It’s back to school season, and that means it’s time for parents to buy a laptop or tablet for their kids. But where do you start? From primary to high school, we’ll sort this out in five minutes.Subscribe to The Wrap at Apple Podcasts…
It’s nearly the end of January already, and this is The Wrap, Australia’s fastest technology roundup, and while it might be hard to believe the first month of 2020 is nearly done and dusted, it’s a little different if you’re a kid. That’s because school is back, and the holidays are over.
But while kids returning to classroom is a big deal for children — or even starting it for first-timers — it’s also a big issue for parents, many of which have to go out and find a laptop or tablet for their kids.

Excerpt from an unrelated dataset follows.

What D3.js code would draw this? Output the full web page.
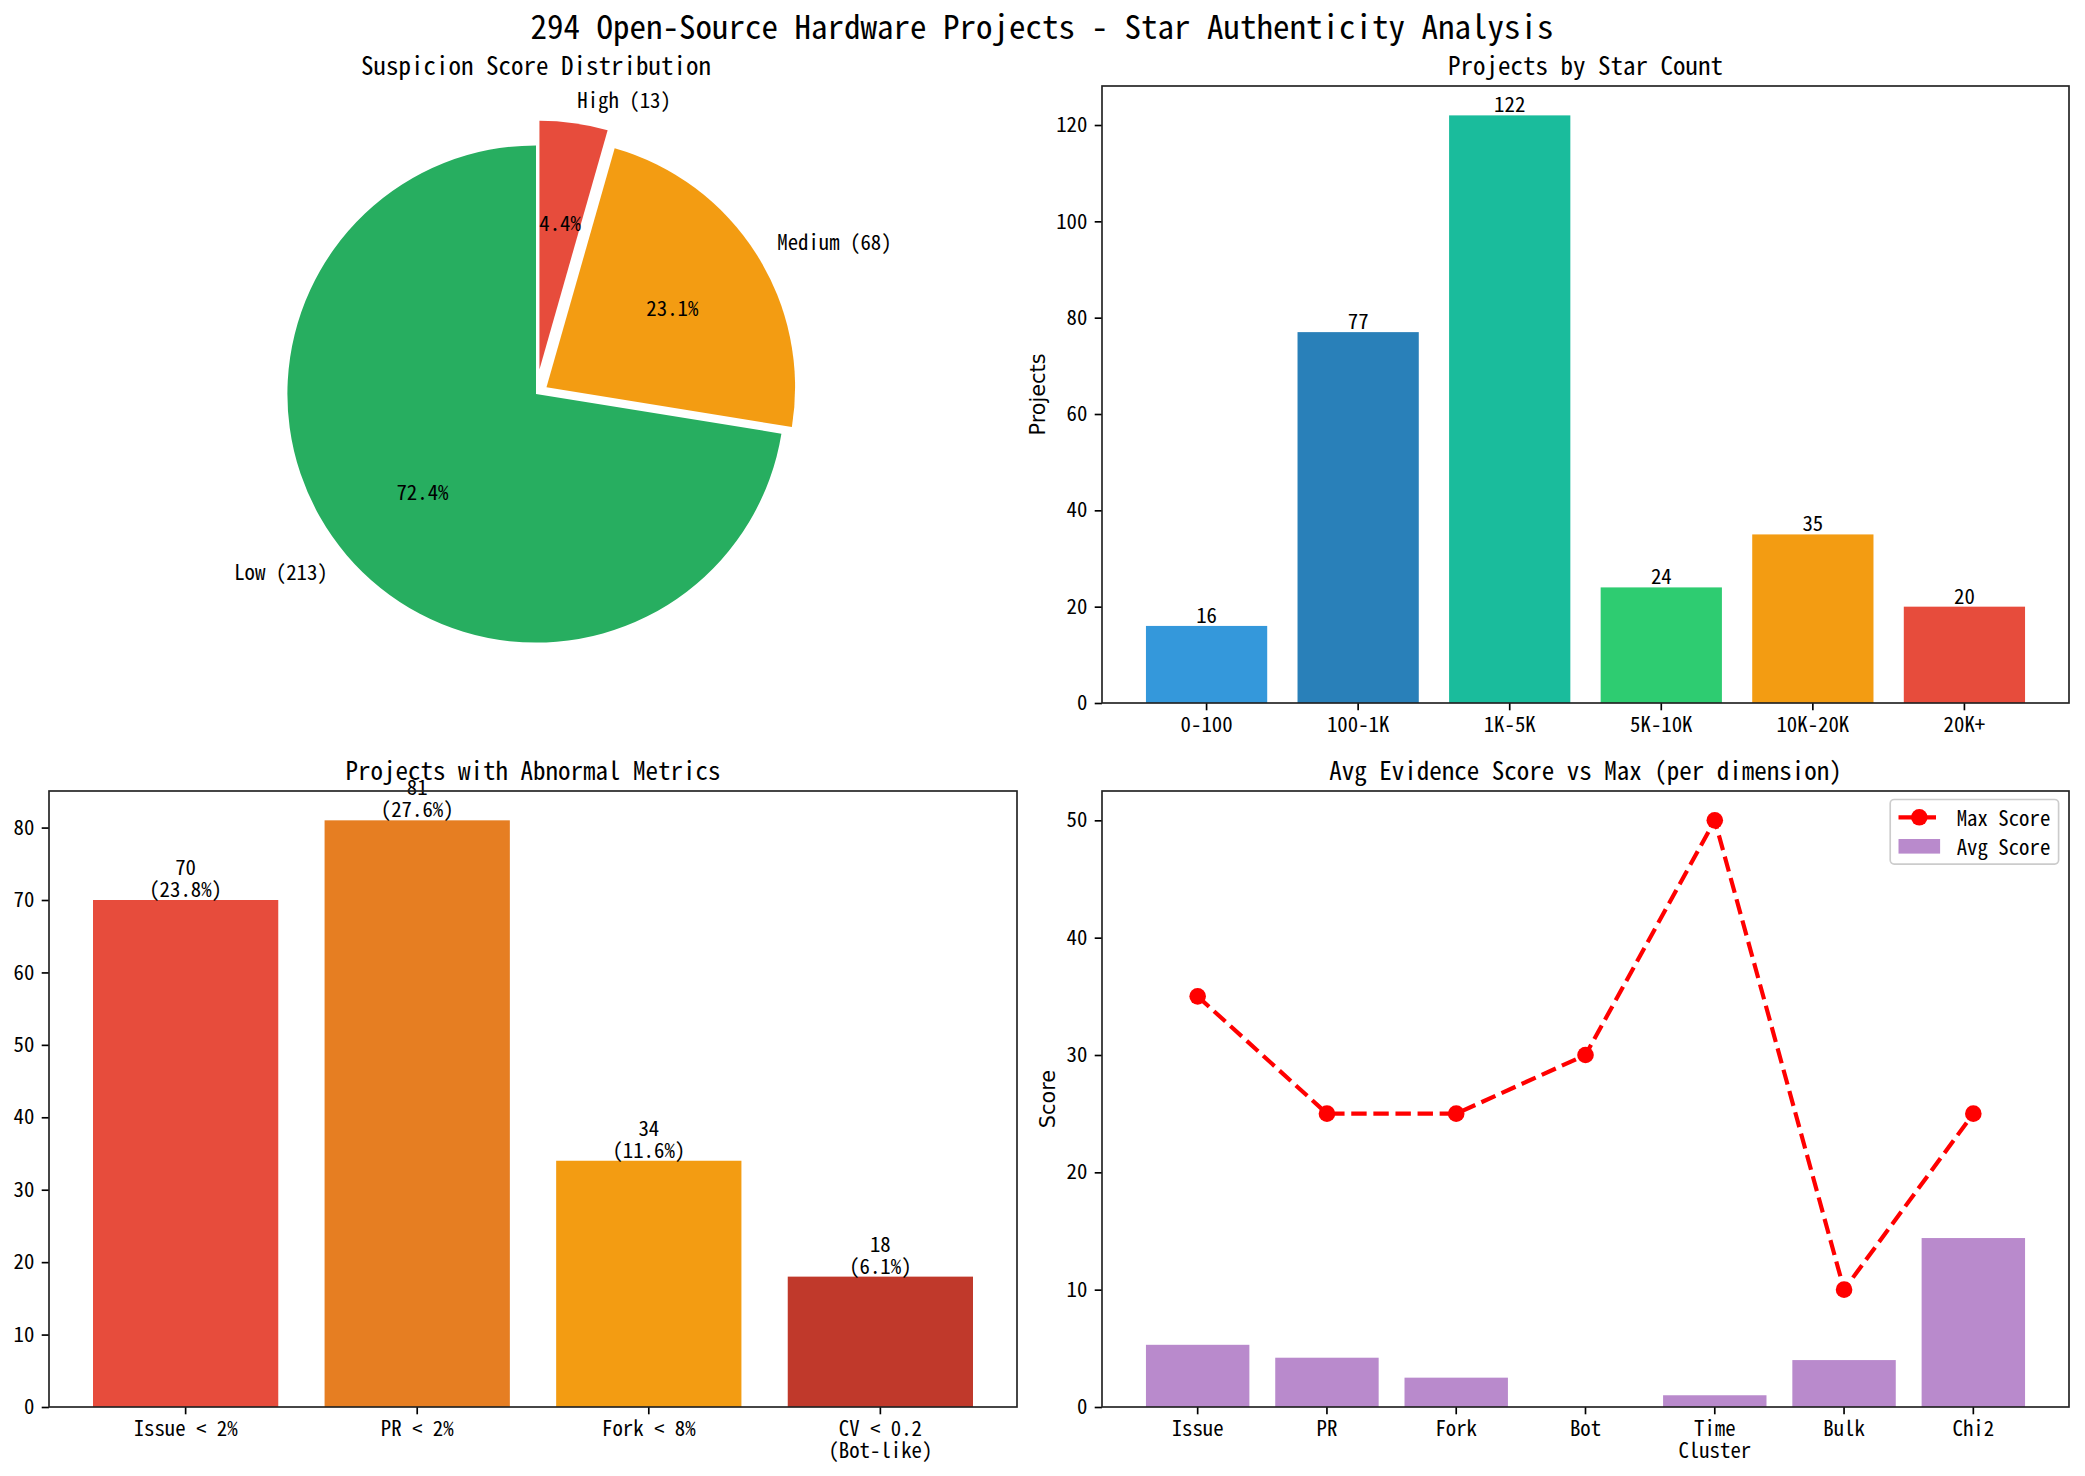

Back to School might be the time when kids hit the books, but it’s also a time when parents pull out their wallets for computers, because a laptop or tablet is almost definitely a requirement in schools this year.
While educational departments around the country once supplied laptops to students, these days that responsibility falls to the parent, which means it’s time to pick one of the many laptops found on the store shelves.
There are big ones, small ones, and some even come in metal graced with the presence of Apple, but what exactly should you choose for your children?
Well that’s going to depend on how old your child is, what grade they’re in, and what school they’re going to.
Every school is different, and depending on how old your children are, the laptop recommendations will vary wildly. It can be quite crazy how far these go, but if you have an idea of roughly what you want to spend, it’s possible to get something decent without breaking the bank.
So where should you start?
Well, funnily enough, you’ll want to start at the school. In Australia, schools have largely adopted what’s called a “BYOD” policy, which stands for “Bring Your Own Device”. In trying to keep students to a standard, the BYOD policy will set out requirements that laptops need.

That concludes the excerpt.